_INFORMATION SHOWN_
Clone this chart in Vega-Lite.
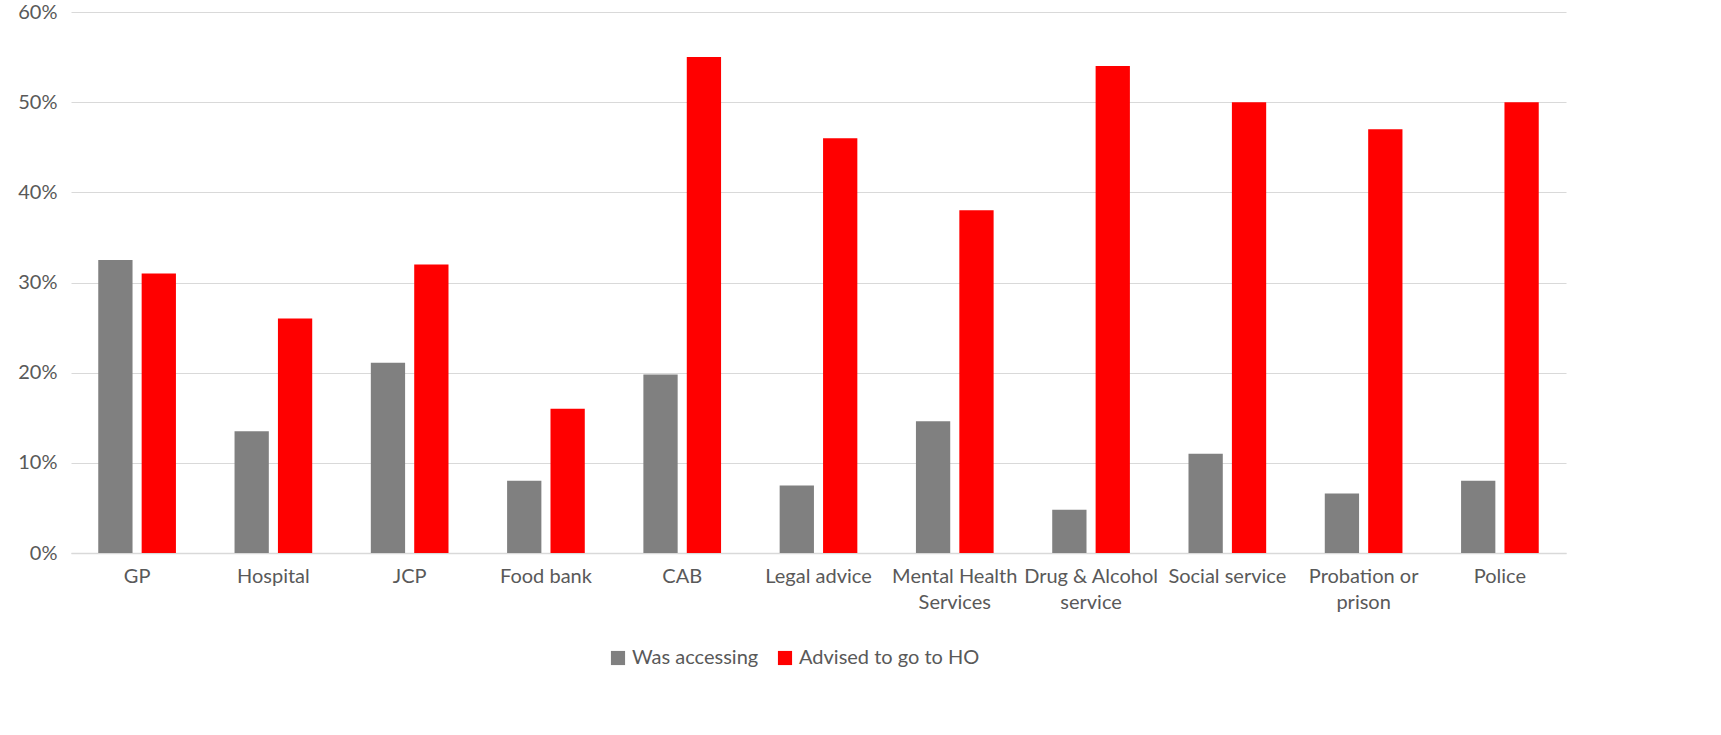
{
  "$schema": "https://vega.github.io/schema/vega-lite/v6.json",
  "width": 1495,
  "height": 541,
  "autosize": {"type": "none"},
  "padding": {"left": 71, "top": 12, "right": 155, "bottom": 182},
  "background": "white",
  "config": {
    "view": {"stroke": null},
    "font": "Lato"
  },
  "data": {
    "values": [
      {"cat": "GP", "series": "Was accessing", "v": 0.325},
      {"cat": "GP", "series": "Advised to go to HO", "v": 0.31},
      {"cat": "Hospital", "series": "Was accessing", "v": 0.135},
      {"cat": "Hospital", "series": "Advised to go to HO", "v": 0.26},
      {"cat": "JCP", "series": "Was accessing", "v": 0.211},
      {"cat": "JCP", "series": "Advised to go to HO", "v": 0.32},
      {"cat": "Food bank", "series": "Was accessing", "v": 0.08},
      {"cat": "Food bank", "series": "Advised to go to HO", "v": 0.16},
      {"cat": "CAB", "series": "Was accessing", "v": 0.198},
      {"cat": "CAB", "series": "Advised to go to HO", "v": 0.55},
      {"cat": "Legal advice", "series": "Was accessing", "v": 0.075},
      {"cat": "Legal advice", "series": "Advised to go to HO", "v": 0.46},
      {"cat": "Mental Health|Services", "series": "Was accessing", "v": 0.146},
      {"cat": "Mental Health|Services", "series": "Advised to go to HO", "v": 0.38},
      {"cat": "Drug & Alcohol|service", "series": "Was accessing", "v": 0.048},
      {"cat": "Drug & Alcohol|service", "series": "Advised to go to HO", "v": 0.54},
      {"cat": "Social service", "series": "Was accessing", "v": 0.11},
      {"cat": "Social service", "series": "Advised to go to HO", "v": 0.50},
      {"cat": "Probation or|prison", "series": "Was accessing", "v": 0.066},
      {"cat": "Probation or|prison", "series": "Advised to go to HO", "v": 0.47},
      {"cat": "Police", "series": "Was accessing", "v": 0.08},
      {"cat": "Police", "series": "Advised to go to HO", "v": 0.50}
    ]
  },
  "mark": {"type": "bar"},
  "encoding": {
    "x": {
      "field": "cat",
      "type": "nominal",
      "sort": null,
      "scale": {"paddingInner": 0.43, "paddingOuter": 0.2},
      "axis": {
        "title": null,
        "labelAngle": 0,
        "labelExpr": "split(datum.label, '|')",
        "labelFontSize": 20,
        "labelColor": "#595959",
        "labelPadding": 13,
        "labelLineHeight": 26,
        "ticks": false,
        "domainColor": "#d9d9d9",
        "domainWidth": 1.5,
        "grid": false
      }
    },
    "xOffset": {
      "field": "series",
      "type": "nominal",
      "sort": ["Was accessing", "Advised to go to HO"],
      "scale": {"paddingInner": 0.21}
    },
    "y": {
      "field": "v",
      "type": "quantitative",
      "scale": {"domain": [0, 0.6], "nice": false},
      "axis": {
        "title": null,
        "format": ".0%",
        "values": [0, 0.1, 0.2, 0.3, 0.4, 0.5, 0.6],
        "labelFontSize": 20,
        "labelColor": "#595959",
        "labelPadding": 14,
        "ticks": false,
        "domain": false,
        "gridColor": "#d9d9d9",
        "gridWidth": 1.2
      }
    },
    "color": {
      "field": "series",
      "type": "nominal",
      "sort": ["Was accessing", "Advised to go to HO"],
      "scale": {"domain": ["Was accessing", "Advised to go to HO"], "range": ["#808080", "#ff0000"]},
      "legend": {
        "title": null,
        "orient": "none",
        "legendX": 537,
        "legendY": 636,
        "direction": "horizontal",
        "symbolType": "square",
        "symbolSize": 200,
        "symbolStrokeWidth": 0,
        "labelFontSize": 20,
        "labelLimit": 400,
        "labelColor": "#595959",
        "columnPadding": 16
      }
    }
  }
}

_WHAT THE TASK REQUIRES_
Make an exact copy of the data above, pictures excluded.

_EXERCISE OUTPUT_
Clone this chart in Vega-Lite.
{
  "$schema": "https://vega.github.io/schema/vega-lite/v6.json",
  "width": 1495,
  "height": 541,
  "autosize": {"type": "none"},
  "padding": {"left": 71, "top": 12, "right": 155, "bottom": 182},
  "background": "white",
  "config": {
    "view": {"stroke": null},
    "font": "Lato"
  },
  "data": {
    "values": [
      {"cat": "GP", "series": "Was accessing", "v": 0.325},
      {"cat": "GP", "series": "Advised to go to HO", "v": 0.31},
      {"cat": "Hospital", "series": "Was accessing", "v": 0.135},
      {"cat": "Hospital", "series": "Advised to go to HO", "v": 0.26},
      {"cat": "JCP", "series": "Was accessing", "v": 0.211},
      {"cat": "JCP", "series": "Advised to go to HO", "v": 0.32},
      {"cat": "Food bank", "series": "Was accessing", "v": 0.08},
      {"cat": "Food bank", "series": "Advised to go to HO", "v": 0.16},
      {"cat": "CAB", "series": "Was accessing", "v": 0.198},
      {"cat": "CAB", "series": "Advised to go to HO", "v": 0.55},
      {"cat": "Legal advice", "series": "Was accessing", "v": 0.075},
      {"cat": "Legal advice", "series": "Advised to go to HO", "v": 0.46},
      {"cat": "Mental Health|Services", "series": "Was accessing", "v": 0.146},
      {"cat": "Mental Health|Services", "series": "Advised to go to HO", "v": 0.38},
      {"cat": "Drug & Alcohol|service", "series": "Was accessing", "v": 0.048},
      {"cat": "Drug & Alcohol|service", "series": "Advised to go to HO", "v": 0.54},
      {"cat": "Social service", "series": "Was accessing", "v": 0.11},
      {"cat": "Social service", "series": "Advised to go to HO", "v": 0.50},
      {"cat": "Probation or|prison", "series": "Was accessing", "v": 0.066},
      {"cat": "Probation or|prison", "series": "Advised to go to HO", "v": 0.47},
      {"cat": "Police", "series": "Was accessing", "v": 0.08},
      {"cat": "Police", "series": "Advised to go to HO", "v": 0.50}
    ]
  },
  "mark": {"type": "bar"},
  "encoding": {
    "x": {
      "field": "cat",
      "type": "nominal",
      "sort": null,
      "scale": {"paddingInner": 0.43, "paddingOuter": 0.2},
      "axis": {
        "title": null,
        "labelAngle": 0,
        "labelExpr": "split(datum.label, '|')",
        "labelFontSize": 20,
        "labelColor": "#595959",
        "labelPadding": 13,
        "labelLineHeight": 26,
        "ticks": false,
        "domainColor": "#d9d9d9",
        "domainWidth": 1.5,
        "grid": false
      }
    },
    "xOffset": {
      "field": "series",
      "type": "nominal",
      "sort": ["Was accessing", "Advised to go to HO"],
      "scale": {"paddingInner": 0.21}
    },
    "y": {
      "field": "v",
      "type": "quantitative",
      "scale": {"domain": [0, 0.6], "nice": false},
      "axis": {
        "title": null,
        "format": ".0%",
        "values": [0, 0.1, 0.2, 0.3, 0.4, 0.5, 0.6],
        "labelFontSize": 20,
        "labelColor": "#595959",
        "labelPadding": 14,
        "ticks": false,
        "domain": false,
        "gridColor": "#d9d9d9",
        "gridWidth": 1.2
      }
    },
    "color": {
      "field": "series",
      "type": "nominal",
      "sort": ["Was accessing", "Advised to go to HO"],
      "scale": {"domain": ["Was accessing", "Advised to go to HO"], "range": ["#808080", "#ff0000"]},
      "legend": {
        "title": null,
        "orient": "none",
        "legendX": 537,
        "legendY": 636,
        "direction": "horizontal",
        "symbolType": "square",
        "symbolSize": 200,
        "symbolStrokeWidth": 0,
        "labelFontSize": 20,
        "labelLimit": 400,
        "labelColor": "#595959",
        "columnPadding": 16
      }
    }
  }
}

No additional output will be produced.